- Directed by: Leopoldo Savona
- Written by: Leopoldo Savona
- Starring: Anthony Steffen Eduardo Fajardo
- Cinematography: Franco Villa Julio Ortas
- Edited by: Amedeo Giomini
- Music by: Bruno Nicolai
- Release date: 1970;

= Apocalypse Joe =

1970 film

Apocalypse Joe (Un uomo chiamato Apocalisse Joe, Apocalipsis Joe), also known as A Man Called Apocalypse Joe and A Man Called Joe Clifford, is a 1970 spaghetti Western film written and directed by Leopoldo Savona under the pseudonym George Finley.

== Cast ==
- Anthony Steffen as Joe Clifford
- Eduardo Fajardo as Berg
- Mary Paz Pondal as Rita
- Fernando Cerulli as Dr. Clan
- Stelio Candelli as Braddox
- Fernando Bilbao as Bodo
- Veronica Korosec as Mildred
- Giulio Baraghini as Sheriff Floyd
- Flora Carosello as Aunt Dulcy
- Renato Lupi as Friar Antonio
- Silvano Spadaccino as Al

==Production==
The film is an -Italian-Spanish co-production by Transeuropa Film, Italian International Film, and Copercines.
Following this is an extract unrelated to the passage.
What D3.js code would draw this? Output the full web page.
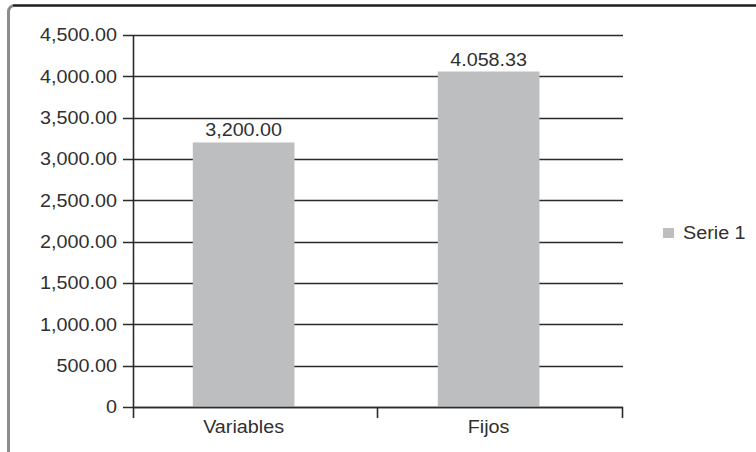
<!DOCTYPE html>
<html>
<head>
<meta charset="utf-8">
<script src="https://cdn.jsdelivr.net/npm/d3@7"></script>
<style>
  html, body { margin: 0; padding: 0; background: #fff; }
  svg { display: block; }
  text { font-family: "Liberation Sans", Arial, sans-serif; font-size: 17.5px; fill: #303030; }
</style>
</head>
<body>
<svg id="chart" width="756" height="452"></svg>
<script>
// Cost breakdown by type
const categories = ["Variables", "Fijos"];
const values = [3200.00, 4058.33];
const valueLabels = ["3,200.00", "4.058.33"];
const seriesName = "Serie 1";
const yTicks = [0, 500, 1000, 1500, 2000, 2500, 3000, 3500, 4000, 4500];
const yTickLabels = ["0", "500.00", "1,000.00", "1,500.00", "2,000.00", "2,500.00", "3,000.00", "3,500.00", "4,000.00", "4,500.00"];

const svg = d3.select("#chart");
const W = 756, H = 452;
const plot = { left: 133, right: 623, top: 35, bottom: 407 };
const barColor = "#bdbec0";
const lineColor = "#2b2b2b";
const stretch = 1.13; // wide lettering

// Places a text node at (px, py) with horizontally widened glyphs
function place(sel, px, py) {
  sel.attr("x", 0).attr("y", 0)
    .attr("transform", (d, i) => `translate(${px(d, i)},${py(d, i)}) scale(${stretch},1)`);
}

// Outer frame: gray left edge, dark top edge, rounded corner
svg.append("rect")
  .attr("x", 8.5).attr("y", 5.5)
  .attr("width", W + 40).attr("height", H + 40)
  .attr("rx", 6)
  .attr("fill", "#fff")
  .attr("stroke", "#8c8c8c")
  .attr("stroke-width", 3);
svg.append("line")
  .attr("x1", 13).attr("x2", W)
  .attr("y1", 5.5).attr("y2", 5.5)
  .attr("stroke", "#1e1e1e")
  .attr("stroke-width", 2);

const y = d3.scaleLinear().domain([0, 4500]).range([plot.bottom, plot.top]);
const x = d3.scaleBand().domain(categories).range([plot.left, plot.right]).padding(0);

// Horizontal gridlines with their left tick marks
svg.append("g").selectAll("line")
  .data(yTicks)
  .join("line")
  .attr("x1", plot.left - 10).attr("x2", plot.right)
  .attr("y1", d => Math.round(y(d)) + 0.5).attr("y2", d => Math.round(y(d)) + 0.5)
  .attr("stroke", lineColor)
  .attr("stroke-width", 1.6);

// Y tick labels
svg.append("g").selectAll("text")
  .data(yTicks)
  .join("text")
  .attr("dy", "0.36em")
  .attr("text-anchor", "end")
  .text((d, i) => yTickLabels[i])
  .call(place, () => plot.left - 16, d => y(d));

// Bars
const barOffset = 0.244, barFrac = 0.415;
const barCenter = i => x(categories[i]) + x.bandwidth() * (barOffset + barFrac / 2);
svg.append("g").selectAll("rect")
  .data(values)
  .join("rect")
  .attr("x", (d, i) => x(categories[i]) + x.bandwidth() * barOffset)
  .attr("width", x.bandwidth() * barFrac)
  .attr("y", d => y(d))
  .attr("height", d => y(0) - y(d))
  .attr("fill", barColor);

// Value labels above bars
svg.append("g").selectAll("text")
  .data(values)
  .join("text")
  .attr("text-anchor", "middle")
  .text((d, i) => valueLabels[i])
  .call(place, (d, i) => barCenter(i), d => y(d) - 6);

// Y axis line (extends down to the tick length below zero)
svg.append("line")
  .attr("x1", plot.left + 0.5).attr("x2", plot.left + 0.5)
  .attr("y1", plot.top).attr("y2", plot.bottom + 11)
  .attr("stroke", lineColor).attr("stroke-width", 1.6);

// X axis line
svg.append("line")
  .attr("x1", plot.left).attr("x2", plot.right)
  .attr("y1", Math.round(y(0)) + 0.5).attr("y2", Math.round(y(0)) + 0.5)
  .attr("stroke", lineColor).attr("stroke-width", 1.6);

// Category boundary ticks
const bounds = categories.map(c => x(c) + x.bandwidth());
svg.append("g").selectAll("line")
  .data(bounds)
  .join("line")
  .attr("x1", d => Math.round(d) - 0.5).attr("x2", d => Math.round(d) - 0.5)
  .attr("y1", plot.bottom).attr("y2", plot.bottom + 11)
  .attr("stroke", lineColor).attr("stroke-width", 1.6);

// Category labels
svg.append("g").selectAll("text")
  .data(categories)
  .join("text")
  .attr("text-anchor", "middle")
  .text(d => d)
  .call(place, (d, i) => barCenter(i), () => plot.bottom + 26);

// Legend
const legend = svg.append("g").attr("transform", "translate(663,228)");
legend.append("rect")
  .attr("width", 11).attr("height", 10)
  .attr("fill", barColor);
legend.append("text")
  .attr("dy", "0.36em")
  .text(seriesName)
  .call(place, () => 20, () => 5);
</script>
</body>
</html>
It was mainly shot in Hoyo de Manzanares.

==Reception==
A contemporary Corriere della Sera review praised the film, noting that "in the bleak landscape of Italian–Spanish co-productions [...] it warrants a place of distinction for its decent pacing and, especially in the second part, a handful of clever ideas." Thomas Weisser described the film as "a good, action-oriented Spaghetti Western" with "a solid musical score". According to Paolo Mereghetti, the film will entertain Spaghetti Western aficionados, but "does not exploit the potential of its script and falls back on a succession of killings, in a crescendo that borders on parody."